Marcher sur les pavés du XVIIIème arrondissement de Paris en cogitant, observer l’église du Sacré Cœur nous dominer sous un soleil doré. Puis s’arrêter devant un théâtre : La Manufacture des Abbesses. Y entrer afin de découvrir une des pièces à l’affiche : « De l’ambition » écrite et mise en scène par Yann Reuzeau : Une histoire racontée au prisme de cinq amis, leur difficulté de faire des choix, au creux de cette période ardente et nébuleuse que représente la fin de l’adolescence.
CHANGER LE MONDE
On entre dans la salle : la scène est déjà habitée par les comédiens. Certains discutent et rigolent autour d’un tableau d’ardoise et d’autres restent dans leur coin. Tous nous proposent une porte d’entrée dans leur univers. Une salle de classe, la fin du lycée et le début de quelque chose qu’ils leur reste encore à trouver.
Car c’est ce dont traite « De l’ambition » : au départ de ces cinq singularités, cinq personnages de 17 ans et quelques. Au crépuscule de leur adolescence, il leur faut maintenant accepter que le monde dans lequel ils baignent depuis toutes leurs jeunes années, est sur le point de s’achever. Le plus compliqué ? Peut-être ce moment de flottement avant d’en trouver un autre auquel se raccrocher.
C’est ici-même que l’on retrouve Parvaneh, Léa, Eliott, Jonathan et Camille nager et se débattre dans l’espoir de trouver ce rocher – ou ce bout de bois – sur lequel ils pourront se reposer et se laisser guider. On se tient à côté d’eux, les observant défendre leurs premières prises de positions, encaisser leurs premiers émois, endurer leurs premières grandes déceptions. Nous les suivons au fil des scènes, chacun avec sa personnalité propre, sensibles à différentes réflexions… La quête d’un avenir, l’amour et ses confrontations, la peur du changement. Mais en toile de fond la même question surplombant leur existence : Et après ? Pour avoir ne serait-ce que l’espoir d’y répondre, il leur en faudra sans réserve, de l’ambition.
“SANS PEINE, LES CINQ JEUNES COMÉDIENS NOUS FONT CROIRE QUE CE SONT BIEN LEURS MOTS, LEURS GESTES, LEUR VIE, ET NOUS EMPORTE AVEC DÉLICATESSE AU SEIN DE LEURS TOURMENTS.”

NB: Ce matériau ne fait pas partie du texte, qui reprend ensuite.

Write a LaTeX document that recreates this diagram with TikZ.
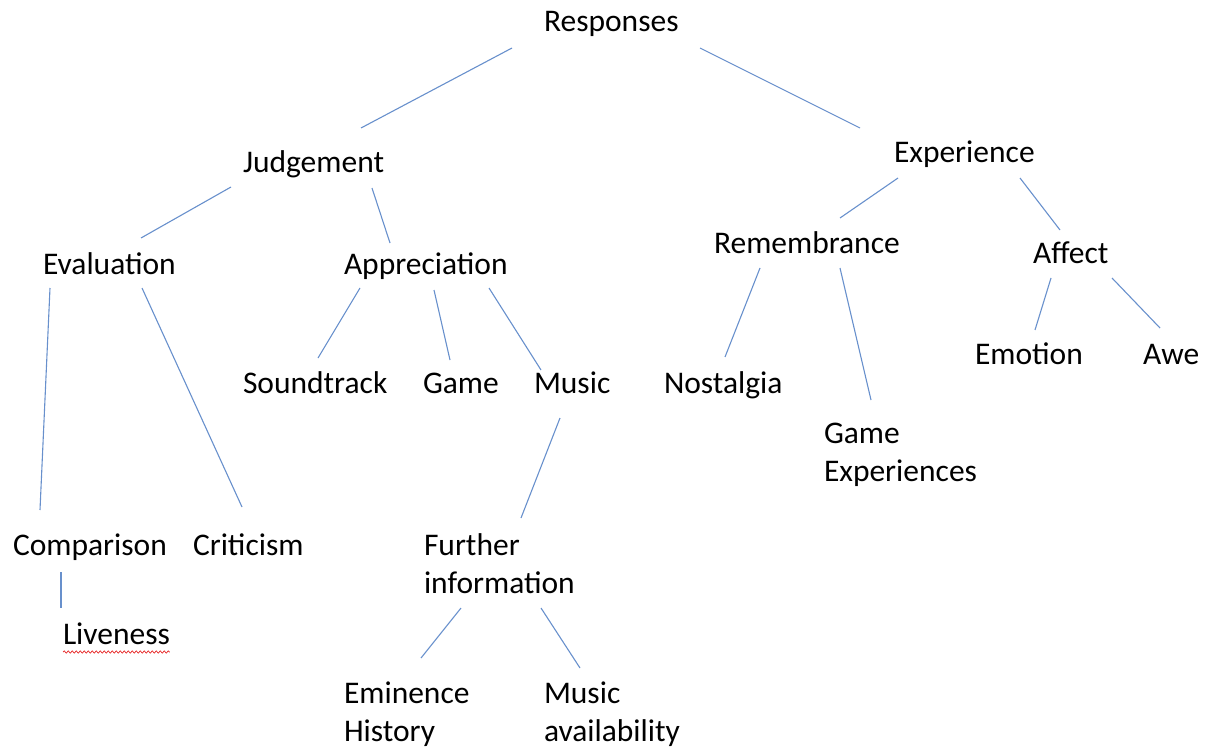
\documentclass[tikz,border=0pt]{standalone}
\usepackage{fontspec}
\setmainfont{Carlito}
\usetikzlibrary{decorations.pathmorphing}
\definecolor{linkblue}{RGB}{104,144,204}
\definecolor{spellred}{RGB}{230,40,40}
% two stacked lines whose baseline is that of the first line
\newcommand{\twolines}[2]{\vtop{\baselineskip=38.5pt\hbox{#1}\hbox{#2}}}
\tikzset{
  label/.style={anchor=base west, inner sep=0pt, outer sep=0pt,
    font=\fontsize{31.5}{38.5}\selectfont, text=black},
  link/.style={draw=linkblue, line width=1.1pt},
  squiggle/.style={draw=spellred, line width=0.7pt, decorate,
    decoration={snake, amplitude=1.1pt, segment length=4pt}}
}
\begin{document}
\begin{tikzpicture}[x=1pt, y=-1pt]
\useasboundingbox (0,0) rectangle (1210,749);

% labels, placed by their first baseline
\node[label] (resp) at (544,32)  {Responses};
\node[label] (judg) at (243,172) {Judgement};
\node[label] (expe) at (894,163) {Experience};
\node[label] (eval) at (43,274)  {Evaluation};
\node[label] (appr) at (344,274) {Appreciation};
\node[label] (reme) at (714,253) {Remembrance};
\node[label] (affe) at (1033,263) {Affect};
\node[label] (soun) at (243,393) {Soundtrack};
\node[label] (game) at (423,393) {Game};
\node[label] (musi) at (534,393) {Music};
\node[label] (nost) at (664,393) {Nostalgia};
\node[label] (emot) at (975,364) {Emotion};
\node[label] (awe)  at (1143,364) {Awe};
\node[label] (gexp) at (824,443) {\twolines{Game}{Experiences}};
\node[label] (comp) at (13,555)  {Comparison};
\node[label] (crit) at (193,555) {Criticism};
\node[label] (furt) at (424,555) {\twolines{Further}{information}};
\node[label] (live) at (63,644)  {Liveness};
\node[label] (emin) at (344,703) {\twolines{Eminence}{History}};
\node[label] (mava) at (544,703) {\twolines{Music}{availability}};

% spell-check underline
\draw[squiggle] ([shift={(0,8)}]live.base west) -- ([shift={(0,8)}]live.base east);

% connectors
\draw[link] ([shift={(-32,16)}]resp.base west) -- ([shift={(118,-44)}]judg.base west);
\draw[link] ([shift={(156,16)}]resp.base west) -- ([shift={(-34,-35)}]expe.base west);
\draw[link] ([shift={(-12,15)}]judg.base west) -- ([shift={(98,-36)}]eval.base west);
\draw[link] ([shift={(129,16)}]judg.base west) -- ([shift={(46,-31)}]appr.base west);
\draw[link] ([shift={(4,15)}]expe.base west) -- ([shift={(126,-35)}]reme.base west);
\draw[link] ([shift={(126,15)}]expe.base west) -- ([shift={(27,-33)}]affe.base west);
\draw[link] ([shift={(7,14)}]eval.base west) -- ([shift={(27,-45)}]comp.base west);
\draw[link] ([shift={(99,14)}]eval.base west) -- ([shift={(49,-48)}]crit.base west);
\draw[link] ([shift={(16,14)}]appr.base west) -- ([shift={(75,-35)}]soun.base west);
\draw[link] ([shift={(90,16)}]appr.base west) -- ([shift={(27,-33)}]game.base west);
\draw[link] ([shift={(145,14)}]appr.base west) -- ([shift={(7,-23)}]musi.base west);
\draw[link] ([shift={(46,15)}]reme.base west) -- ([shift={(61,-36)}]nost.base west);
\draw[link] ([shift={(126,15)}]reme.base west) -- ([shift={(47,-43)}]gexp.base west);
\draw[link] ([shift={(18,15)}]affe.base west) -- ([shift={(60,-34)}]emot.base west);
\draw[link] ([shift={(79,15)}]affe.base west) -- ([shift={(17,-36)}]awe.base west);
\draw[link] ([shift={(48,17)}]comp.base west) -- ([shift={(-2,-36)}]live.base west);
\draw[link] ([shift={(26,25)}]musi.base west) -- ([shift={(97,-37)}]furt.base west);
\draw[link] ([shift={(37,53)}]furt.base west) -- ([shift={(77,-45)}]emin.base west);
\draw[link] ([shift={(117,53)}]furt.base west) -- ([shift={(36,-35)}]mava.base west);
\end{tikzpicture}
\end{document}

Gaia Samakh et Clara Baumzecer. Crédit photo : Xavier Cantat.
NOS PLUS BELLES ANNÉES ?
Si la jeunesse des comédiens se fait parfois sentir sur scène, c’est aussi dans ces imperfections que se tisse l’intimité entre nous et leurs personnages. Sans peine, Julian Baudoin, Clara Baumzecer, Gaia Samakh, Gabriel Valadon et Inés Weinberger nous font croire que ce sont bien leur mots, leurs gestes, leur vie, nous emportant avec délicatesse au sein de leur crise – d’adolescence ou existentielle.
Au fil des intimités, on retrace avec eux les images de la fin de l’adolescence. Les minutes à attendre un professeur en retard, les soirées à boire des bières, danser ou jouer à la console, les après-midi interdites, à fumer avant les cours, les discussions au self autour de nos plateaux. Et puis les grands tournants. L’histoire qui sera à jamais celle de notre amour de jeunesse, les décisions qui feront les piliers de notre prochaine vie, après l’école, les amis que l’on gardera ou non pour la vie… Tous ces moments et étapes qui font le paysage de ces années, et que l’on regardera toujours avec un brin de nostalgie. Mais « De l’ambition »n’est pas une simple pièce sur nos années lycée : elle propose de se replonger dans cette période charnière de notre vie, qui impulse un élan aussi nouveau que terrifiant : l’ambition de s’interroger. Qui êtes-vous ? Où allez-vous ? Pourquoi faire ? Bienvenue dans le monde des adultes.